So what’s the status of manufacturing human vaccines in cell culture?

A guest blog by Barry Garfinkel Ph.D.,

Currently there are some viral vaccines made in cell culture. Polio, rotavirus, and flu are currently made in cell culture and are non-recombinant. There is also an HPV vaccine made in cell culture using baculovirus technology. The more common viral vaccines: measles, mumps, rubella, varicella, hep A are currently made in cell culture BUT in either primary cells or diploid cell strains.

Issues: The regulatory authorities have approved the manufacture of viral vaccines in VERO, chick primary, duck primary, WI-38 and MRC-5 cells as well as insect cells (baculovirus). Initially only primary cells were acceptable because of the concern about oncogenes and or adventitious agents and all of these vaccines were injectable. Later some inactivated virus vaccines were approved for growth in VERO cells such as polio, where the reasoning was that the risks of oncogenes or adventitious agents would be reduced/removed by the inactivation process. More recently there have been some rotavirus vaccines approved for use which utilize VERO cells. Here, the VERO cells used are “passage controlled” and these vaccines are not injectable but oral dosage forms. Again, the risk was deemed lower with the oral route of administration.

The use of primary cells from SPF derived chicken flocks, or diploid cell substrates such as WI-38 and or MRC-5 remains the standard. All of these cell substrates are passage limited and tested extensively to show they are non-tumorigenic, are not shedding retroviruses, and have been shown safe over MANY years of usage and probably >1B doses administered. Another point to consider is that these vaccines (measles, mumps, rubella, varicella, polio, rotavirus are all administered to “healthy” young children so the hurdle for safety is very high and the need to change is not deemed a high priority. Historically, there was an episode where commercial polio vaccines were found to be contaminated with SV40 and even recently a commercial rotavirus was found to be contaminated with a porcine circovirus. This rotavirus contamination resulted in a temporary suspension in sales of the rotavirus product.

A disadvantage of the use of primary cells is that a “master cell bank” is not really feasible and therefore each time primary tissue is harvested there is risk of contamination. Similarly, diploid cell strains can utilize a master and working cell bank system which can be tested for adventitious agents but these can only be utilized for a limited number of cells passages/doubling levels before they senesce and die. Therefore, they will all need to be replaced in the relatively near future probably in the next 10-20 years. The amount of testing required for these banks is not trivial and includes adventitious testing, chromosome abnormality monitoring, and finally tumorigenicity testing before the banks can be certified according to current regulatory standards.

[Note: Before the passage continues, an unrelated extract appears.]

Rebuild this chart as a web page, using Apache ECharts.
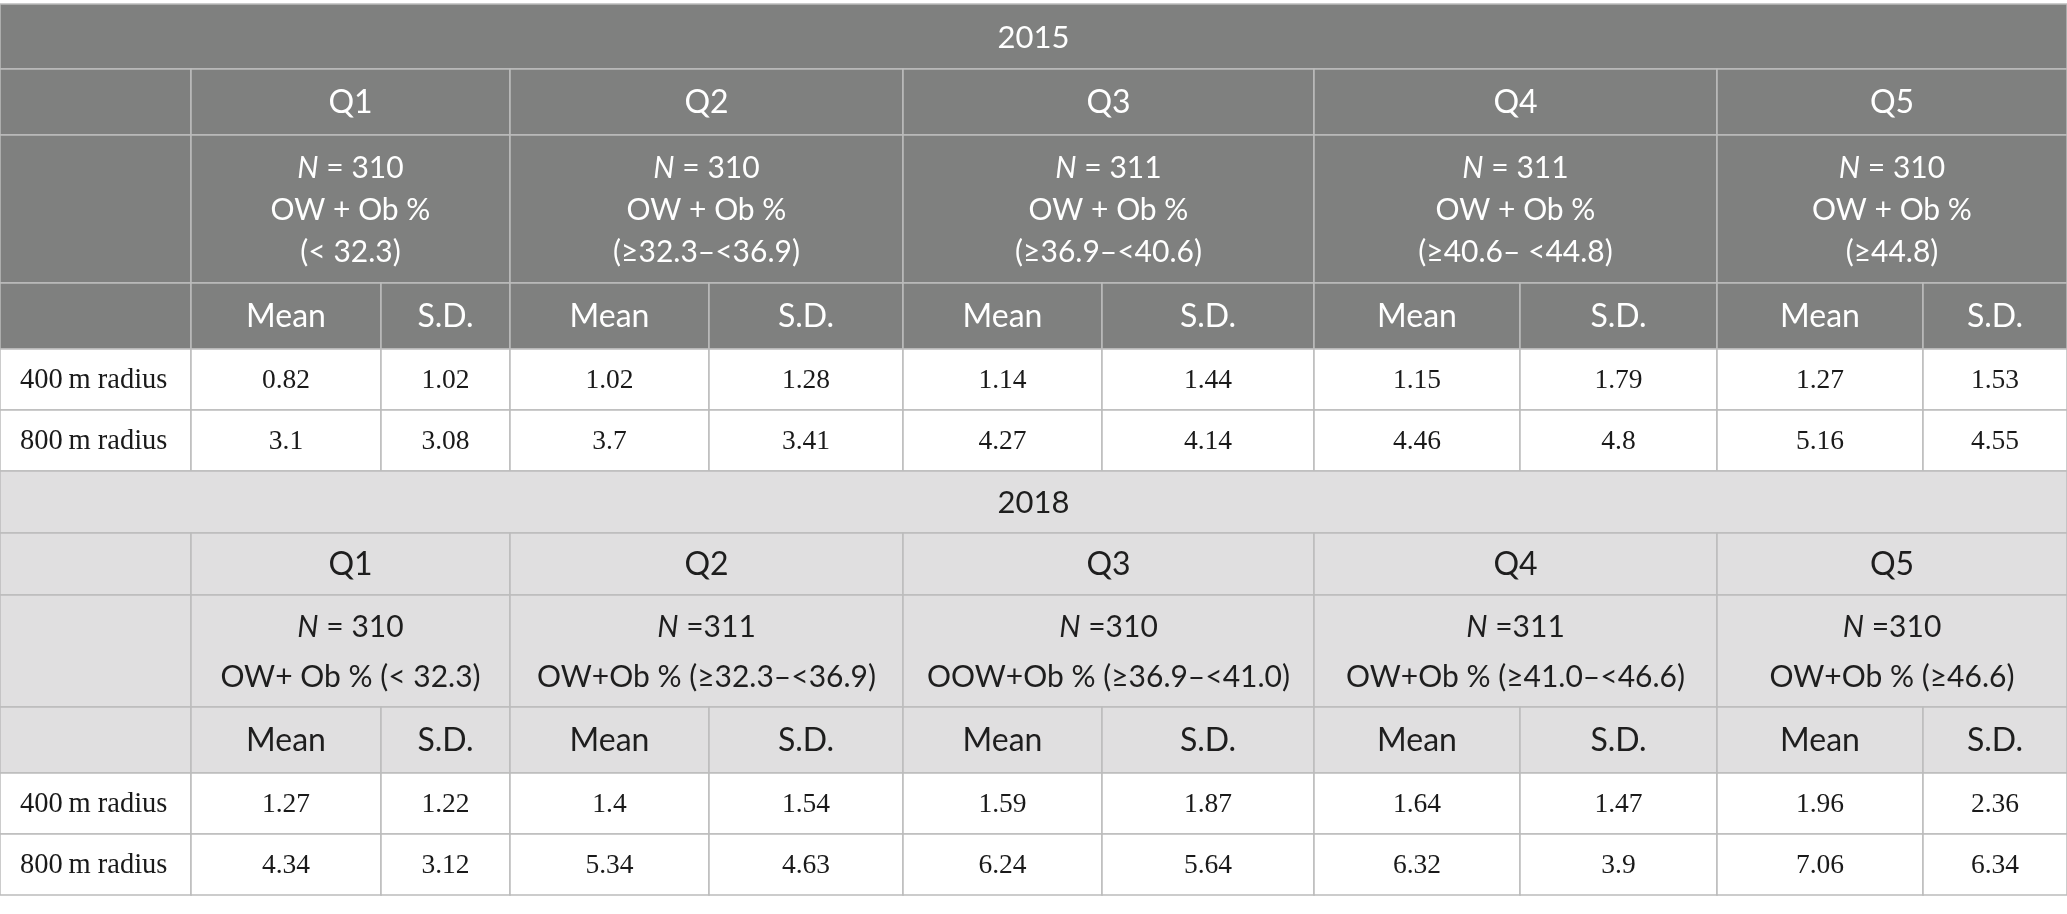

This can be a substantial investment in the vaccine development cycle and the changing of a cell bank might trigger repeating the clinical work to license the vaccine.

So the advantages of a “continuous” cell line are that the utilization of a cell banking system is doable. The investment in adventitious agent testing, tumorigenicity studies and chromosomal monitoring may be done once in the life cycle of a vaccine vs. needing to repeat these studies if a master cell bank needs replacement. The disadvantages of a “continuous” cell line are regulatory concerns about the cell substrate activating an oncogene or causing cancer IF intact cells are inadvertently introduced into a vaccinee.

So to sum up: the live virus vaccines administered by injection are produced in primary and or diploid cell strains. The inactivated vaccines administered by injection are produced in VERO cells (continuous) but lower passage cells are utilized. The live virus orally administered vaccines have been approved for use with VERO cells. Finally, those recombinant viral vaccines produced in a baculovirus system (producing virus like particles, VLP’s) are produced in continuous insect lines. This last vaccine group is typically highly purified as well as perhaps having “inactivation” steps within the downstream processing of the vaccine, therefore mitigating the potential risk of using a continuous cell line.